The PSNI has been tested over and over again  – and over and over again it has failed miserably to deliver the new start that was the bright foundational promise to which the new force owed its existence. What it has delivered in spades is an unshakable commitment to obstruction and silence.

While Mr Boutcher is largely free of the grim baggage of RUC loyalty which continues to weigh down senior officers around him, he has already shown himself to be as unwilling as any who have gone before to break the chain of unquestioning acceptance of the number one state imperative: the concealment of its role as a deadly conflict protagonist.

When it comes to the issue of legacy, the public square is paved with rancour,  the media discourse spiked with bitterness, in large part because as long as state actors like the PSNI refuse to give us the truth, we go on being tortured on the rack of uncertainty.

But while we struggle painfully and publicly to deal with the past, out of sight the PSNI continues to do a massively effective job of taking care of its own legacy.
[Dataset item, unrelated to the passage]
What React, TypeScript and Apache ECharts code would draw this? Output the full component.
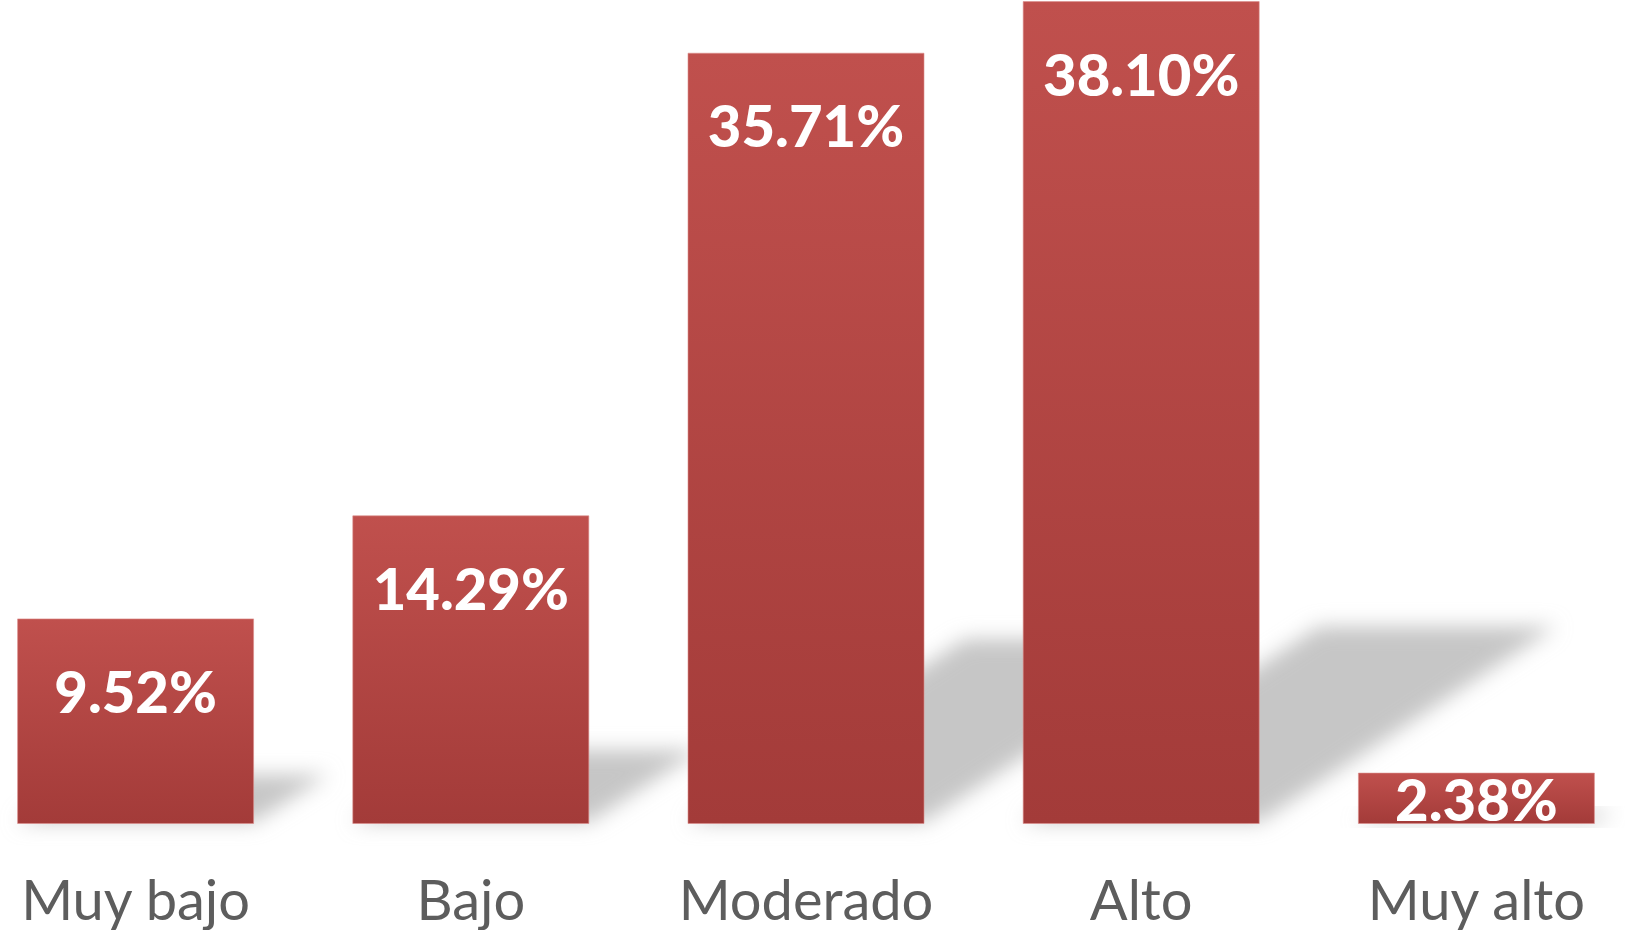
import React, { useEffect, useRef } from "react";
import * as echarts from "echarts";

const categories = ["Muy bajo", "Bajo", "Moderado", "Alto", "Muy alto"];
const values = [9.52, 14.29, 35.71, 38.1, 2.38];

const BAR_W = 237;

export default function App() {
  const ref = useRef<HTMLDivElement>(null);
  useEffect(() => {
    if (!ref.current) return;
    const chart = echarts.init(ref.current, null, { renderer: "svg" });

    const barData = values.map((v) => ({
      value: v,
      label: v < 5 ? { position: "inside" } : undefined,
    }));

    const renderShadow = (params: any, api: any) => {
      const idx = params.dataIndex;
      const v = api.value(1);
      const base = api.coord([idx, 0]);
      const top = api.coord([idx, v]);
      const h = base[1] - top[1];
      const xl = base[0] - BAR_W / 2;
      const xr = base[0] + BAR_W / 2;
      const yb = base[1];
      const dx = 0.36 * h;
      const dy = 0.24 * h;
      const pad = 40;
      const minX = xl - pad;
      const minY = yb - dy - pad;
      const w = xr + dx - xl + 2 * pad;
      const hh = dy + 2 * pad;
      const pts = [
        [xl, yb - 2],
        [xr, yb - 2],
        [xr + dx, yb - dy],
        [xl + dx, yb - dy],
      ]
        .map((p) => `${(p[0] - minX).toFixed(1)},${(p[1] - minY).toFixed(1)}`)
        .join(" ");
      const svg = `<svg xmlns='http://www.w3.org/2000/svg' width='${w.toFixed(1)}' height='${hh.toFixed(1)}'><defs><filter id='b' x='-50%' y='-50%' width='200%' height='200%'><feGaussianBlur stdDeviation='10'/></filter></defs><polygon points='${pts}' fill='#c6c6c6' filter='url(#b)'/></svg>`;
      const url = "data:image/svg+xml;charset=utf-8," + encodeURIComponent(svg);
      return {
        type: "image",
        style: { image: url, x: minX, y: minY, width: w, height: hh },
      };
    };

    chart.setOption({
      animation: false,
      backgroundColor: "#ffffff",
      grid: { left: 0, right: 0, top: 0, height: 824 },
      xAxis: {
        type: "category",
        data: categories,
        axisLine: { show: false },
        axisTick: { show: false },
        axisLabel: {
          color: "#5d5d5d",
          fontFamily: "Lato",
          fontSize: 56,
          lineHeight: 56,
          margin: 46,
        },
      },
      yAxis: {
        type: "value",
        min: 0,
        max: 38.15,
        show: false,
        splitLine: { show: false },
      },
      series: [
        {
          type: "custom",
          renderItem: renderShadow,
          data: values.map((v, i) => [i, v]),
          z: 1,
          silent: true,
        },
        {
          type: "bar",
          data: barData,
          barWidth: BAR_W,
          z: 5,
          itemStyle: {
            color: new echarts.graphic.LinearGradient(0, 0, 0, 1, [
              { offset: 0, color: "#c0504d" },
              { offset: 1, color: "#a33b39" },
            ]),
            borderColor: "rgba(220,140,138,0.6)",
            borderWidth: 1,
          },
          label: {
            show: true,
            position: "insideTop",
            distance: 43,
            color: "#ffffff",
            fontFamily: "Lato",
            fontWeight: 900,
            fontSize: 58,
            lineHeight: 58,
            formatter: (p: any) => `${Number(p.value).toFixed(2)}%`,
          },
        },
      ],
    });
    return () => chart.dispose();
  }, []);
  return (
    <div
      ref={ref}
      style={{ position: "fixed", left: -32, top: 0, width: 1676, height: 930 }}
    />
  );
}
While the mortality meter ticks inexorably for older relatives hoping against hope for justice in the years left to them, the PSNI deploys huge state resources to ensure the meter wins and truth stays hidden.

The RUC signs came down from outside the stations in 2007, but behind the scenes they are still being loyally cherished and polished. Mr Boutcher should know there’s a meter on the PSNI too. And it’s ticking ever louder.